İslamcılar kendilerini sabitledikleri fikirsel noktayı artık terkettiklerinden, bugün cari olan devasa sorunlar karşısında ortada entelektüel ve felsefi tartışmalar yapılamamaktadır. Halbuki 1990’lı yıllarda bile bu tartışmalar zayıf ve cılız gücüne rağmen devam etmekteydi. Bugün sorunların devasa haline gelmesinin bir sebebi küresel dünyanın etkin gücü ise, bir diğeri dünya toplumlarını bu gücün tasallutu altına almasıdır.

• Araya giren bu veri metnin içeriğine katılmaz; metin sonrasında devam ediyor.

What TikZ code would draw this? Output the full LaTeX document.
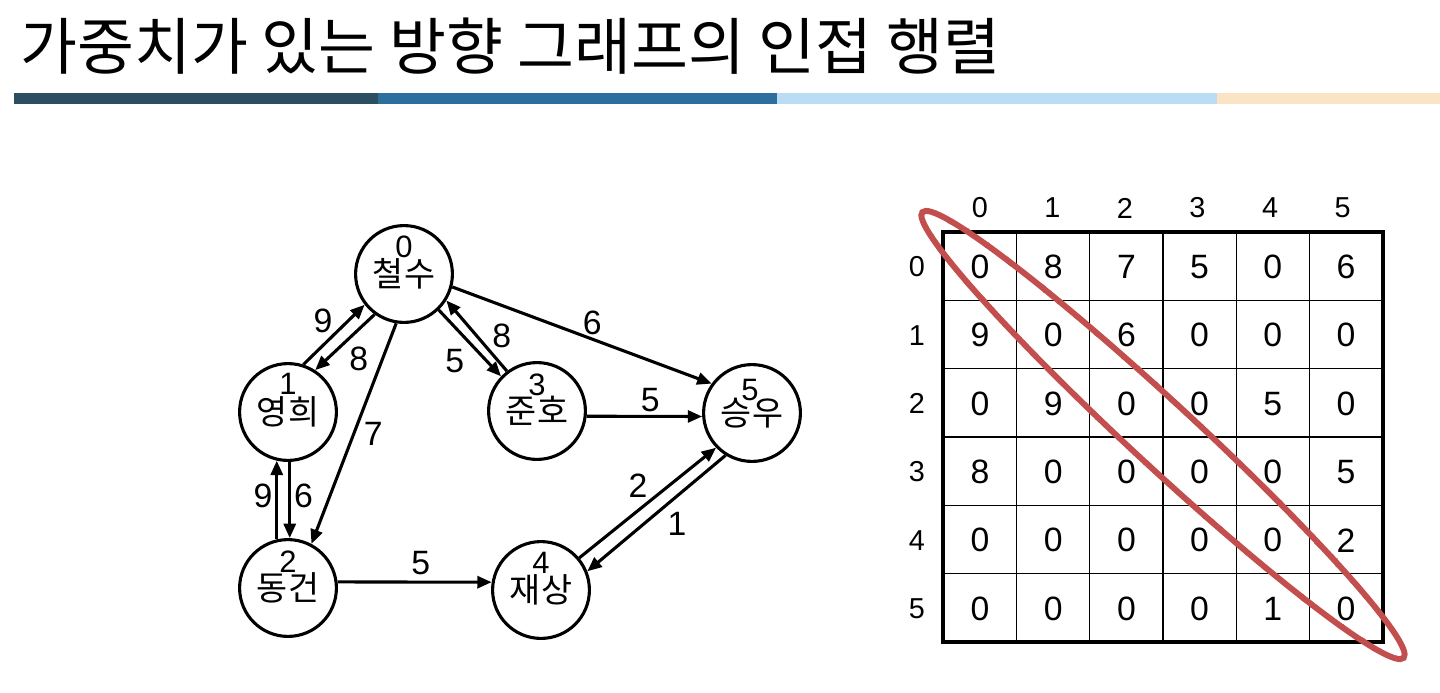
\documentclass[tikz,border=0pt]{standalone}
\usepackage{fontspec}
\setmainfont{Liberation Sans}
\newfontfamily\kor{Noto Sans CJK KR}
\usetikzlibrary{arrows.meta, calc, decorations.pathmorphing}
\definecolor{bardark}{HTML}{2C4E62}
\definecolor{barblue}{HTML}{2A6F9E}
\definecolor{barlight}{HTML}{BBDDF3}
\definecolor{barpeach}{HTML}{FBE4C6}
\definecolor{markred}{HTML}{C24F4D}

\begin{document}
\begin{tikzpicture}[
  x=0.025cm, y=0.025cm,
  vert/.style={circle, draw, line width=2.2pt, minimum size=2.42cm, inner sep=0pt, font=\kor\fontsize{24}{26}\selectfont},
  vnum/.style={inner sep=0pt, font=\fontsize{22}{24}\selectfont},
  arr/.style={-{Triangle[length=3.6mm, width=3mm]}, line width=2.2pt},
  elbl/.style={inner sep=0pt, font=\fontsize{24}{26}\selectfont},
  cell/.style={inner sep=0pt, font=\fontsize{24}{26}\selectfont},
  hdr/.style={inner sep=0pt, font=\fontsize{20.5}{22}\selectfont},
  redmark/.style={draw=markred, line width=4.2pt}
]
\useasboundingbox (0,0) rectangle (1440,-692);

% Title and colour bar
\node[anchor=west, inner sep=0pt, font=\kor\fontsize{44}{48}\selectfont] (title) at (20,-46) {가중치가 있는 방향 그래프의 인접 행렬};
\fill[bardark] (14,-93) rectangle (378,-104);
\fill[barblue] (378,-93) rectangle (777,-104);
\fill[barlight] (777,-93) rectangle (1217,-104);
\fill[barpeach] (1217,-93) rectangle (1440,-104);

% Vertices
\node[vert] (n0) at (404,-274) {철수};
\node[vert] (n1) at (288,-412) {영희};
\node[vert] (n2) at (288,-588) {동건};
\node[vert] (n3) at (537,-411) {준호};
\node[vert] (n4) at (541,-590) {재상};
\node[vert] (n5) at (752,-413) {승우};

% Vertex numbers
\node[vnum] (k0) at ([yshift=0.67cm]n0.center) {0};
\node[vnum] (k1) at ([yshift=0.70cm]n1.center) {1};
\node[vnum] (k2) at ([yshift=0.65cm]n2.center) {2};
\node[vnum] (k3) at ([yshift=0.65cm]n3.center) {3};
\node[vnum] (k4) at ([yshift=0.67cm]n4.center) {4};
\node[vnum] (k5) at ([xshift=-0.05cm, yshift=0.58cm]n5.center) {5};

% Weighted edges
\draw[arr] (n1.72) -- node[elbl, above left=0pt] (w10) {9} (n0.218);
\draw[arr] (n0.234) -- node[elbl, below right=2pt] (w01) {8} (n1.57);
\draw[arr] (n0.314) -- node[elbl, below left=3pt] (w03) {5} (n3.136);
\draw[arr] (n3.127) -- node[elbl, right=10pt] (w30) {8} (n0.328);
\draw[arr] (n0.345) -- node[elbl, pos=.54, above=2pt] (w05) {6} (n5.144);
\draw[arr] (n0.261) -- node[elbl, right=6pt] (w02) {7} (n2.62);
\draw[arr] (n1.272) -- node[elbl, pos=.45, right=2pt] (w12) {6} (n2.88);
\draw[arr] (n2.103) -- node[elbl, pos=.55, left=2pt] (w21) {9} (n1.257);
\draw[arr] (n2.7) -- node[elbl, pos=.54, above=4pt] (w24) {5} (n4.171);
\draw[arr] (n3.354) -- node[elbl, pos=.55, above=2pt] (w35) {5} (n5.184);
\draw[arr] (n4.40) -- node[elbl, pos=.52, above left=1pt] (w45) {2} (n5.224);
\draw[arr] (n5.238) -- node[elbl, pos=.45, below right=2pt] (w54) {1} (n4.22);

% Adjacency matrix
\foreach \i in {1,...,5} {
  \draw[line width=1pt] ({943+\i*73.33},-232) -- ++(0,-410);
  \draw[line width=1pt] (943,{-232-\i*68.33}) -- ++(440,0);
}
\draw[line width=2.6pt] (943,-232) rectangle (1383,-642);
\foreach \c in {0,...,5}
  \node[hdr] (h-\c) at ({980+\c*72.5},-208) {\c};
\foreach \r in {0,...,5}
  \node[hdr] (r-\r) at (917,{-267-\r*68.33}) {\r};
\foreach \row [count=\r from 0] in {{0,8,7,5,0,6},{9,0,6,0,0,0},{0,9,0,0,5,0},{8,0,0,0,0,5},{0,0,0,0,0,2},{0,0,0,0,1,0}}
  \foreach \v [count=\c from 0] in \row
    \node[cell] (m-\r-\c) at ({980+\c*73.2},{-267-\r*68.33}) {\v};

% Diagonal mark
\pgfmathsetseed{7}
\draw[redmark, rotate around={-42.8:(1163,-435)}] (1163,-435) ellipse [x radius=328, y radius=32];
\draw[redmark, line width=1.8pt, rotate around={-42.8:(1163,-435)}, decorate, decoration={random steps, segment length=2.5pt, amplitude=1.3pt}] (1163,-435) ellipse [x radius=328, y radius=32];

\end{tikzpicture}
\end{document}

İslamcılık üzerinden İslam ile irtibat kurma biçiminde problemler olduğu daha net görülmektedir. Böyle bir konjonktürde giderek başka bir dünyanın mümkün olduğuna dair inanç zayıflamaktadır. Bugün için İslam ile sahih bir irtibat kurmak, öncelikle başka bir dünyanın imkanına, Tanrı, insan ve dünya ile daha ahlaki bir ilişki kurmanın gereğine kuvvetle inanmakla başlayacaktır.